Tokyo fell from second to third place in the ranking, and rents in the Japanese capital continue to come under moderate downward pressure as cautious tenants seek to reduce their occupation costs.

The top 10 is completed by the major established financial centres of Paris, Singapore, London (City), Geneva and Sydney, as well as two rapidly emerging office markets, Moscow and Perth, Australia.

Perth is a new entrant into the top 10, after seeing strong rental growth on the back of demand generated by Western Australia's booming resources sector and the falling availability of prime space.

The biggest mover in the top 50 is Beijing, which rises by 29 places to 19th position.

Prime office rents in the Chinese capital rose by an extraordinary 46pc in 2011 to RMB320 per sqm per month (c.UK£36.27 per sq ft p.a.).

The major office markets of mainland China have seen robust levels of leasing activity and falling vacancy rates, and double-digit prime rental growth is forecast for both Beijing and Shanghai in 2012.

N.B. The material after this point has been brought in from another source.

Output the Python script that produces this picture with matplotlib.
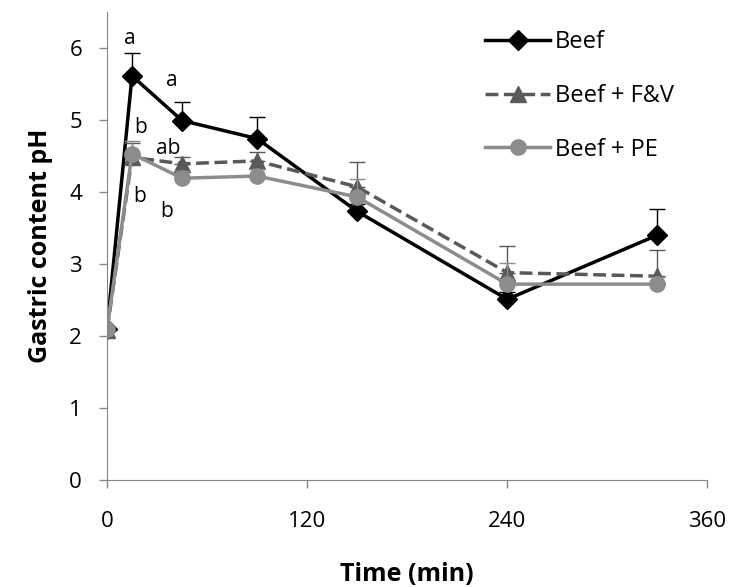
import matplotlib
matplotlib.use('Agg')
import matplotlib.pyplot as plt
import numpy as np

plt.rcParams['font.family'] = ['Open Sans', 'DejaVu Sans']

# time points (min)
time = [0, 15, 45, 90, 150, 240, 330]

beef = [2.1, 5.61, 4.99, 4.74, 3.73, 2.51, 3.40]
beef_err = [0, 0.32, 0.26, 0.30, 0.10, 0.10, 0.36]

fv = [2.08, 4.48, 4.39, 4.43, 4.07, 2.88, 2.83]
fv_err = [0, 0.20, 0.10, 0.12, 0.35, 0.37, 0.36]

pe = [2.1, 4.53, 4.19, 4.22, 3.93, 2.72, 2.72]
pe_err = [0, 0.18, 0.10, 0.10, 0.25, 0.30, 0.10]

# significance letters (x, y, text)
letters_x = [13.8, 39, 20.4, 36.6, 19.8, 36]
letters_y = [6.13, 5.54, 4.9, 4.6, 3.94, 3.73]
letters_txt = ['a', 'a', 'b', 'ab', 'b', 'b']

fig = plt.figure(figsize=(7.33, 5.87), dpi=100)
ax = fig.add_axes([0.146, 0.182, 0.819, 0.798])

series = [
    (beef, beef_err, 'Beef', 'black', '-', 'D', 10),
    (fv, fv_err, 'Beef + F&V', '#595959', '--', '^', 11),
    (pe, pe_err, 'Beef + PE', '#8c8c8c', '-', 'o', 11),
]
for vals, err, lab, col, ls, mk, ms in series:
    ax.errorbar(time, vals, yerr=[np.zeros(len(err)), err], fmt='none',
                ecolor=col, elinewidth=1, capsize=6, capthick=1)
    ax.plot(time, vals, color=col, linestyle=ls, linewidth=2.5,
            marker=mk, markersize=ms, label=lab)

for x, y, t in zip(letters_x, letters_y, letters_txt):
    ax.text(x, y, t, fontsize=15, ha='center', va='center', color='black')

ax.set_xlim(0, 360)
ax.set_ylim(0, 6.5)
ax.set_xticks([0, 120, 240, 360])
ax.set_yticks(range(0, 7))
ax.tick_params(axis='both', labelsize=16, direction='out', length=6,
               color='#868686', width=1)
ax.tick_params(axis='x', pad=16)
ax.tick_params(axis='y', pad=12)
for s in ['top', 'right']:
    ax.spines[s].set_visible(False)
for s in ['left', 'bottom']:
    ax.spines[s].set_color('#868686')

ax.set_xlabel('Time (min)', fontsize=18, fontweight='bold', labelpad=22)
ax.set_ylabel('Gastric content pH', fontsize=18, fontweight='bold', labelpad=12)

ax.legend(loc='upper left', bbox_to_anchor=(0.63, 0.96), frameon=False,
          fontsize=17, handlelength=2.75, handletextpad=0.2, labelspacing=1.25,
          borderaxespad=0, borderpad=0)

fig.savefig('out.png', dpi=100)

Other hotspots for office rental growth in 2011 included the US markets San Francisco, where demand from the technology sector helped to push Class A rents up by 24pc to US$37.75 per sq ft p.a. (c.UK£24.42 per sq ft p.a.), and Manhattan, which saw Class A rents increase by 12pc to US$64.36 per sq ft p.a. (c.UK£41.64 per sq ft p.a.).

There is a mixed outlook for the top 50 markets in 2012, with rents forecast to rise in 18 of them, remain broadly flat in 21, but to fall in 11 locations.

Among the markets where rents are most clearly under downward pressure are those in European economies affected by the sovereign debt crisis, including Madrid, and Asian markets where availability is high, such as Ho Chi Minh City.

Matthew Colbourne, senior international research analyst, commented: "Office occupiers remain cautious in many international markets, particularly with concerns over the strength of the global economy, and the future of the Eurozone, resurfacing in recent months.

The pace of prime office rental growth in Europe slowed significantly in the second half of 2011, with rents remaining essentially flat in markets such as London (West End) and Frankfurt.

Asian cities are experiencing mixed fortunes; while confidence remains high in mainland China, falling office rents were observed in late 2011 in markets dependent on demand from international financial occupiers, such as Hong Kong and Singapore."

Andrew Bugg, head of global corporate services, EMEA, said: "Business strategies continue to be focussed on increased efficiencies and cost savings, especially with increased M&A activity, whilst the workplace follows its trend towards activity-based working in response to the arrival of Generation Y in the workforce.

Occupiers continue to seek consolidation opportunities and flexibility on commitment given the changes in structure and reduced availability of high quality space.

Major decisions may be on hold, but the perceived importance of London versus the Eurozone should lead to certainty on strategy in European markets."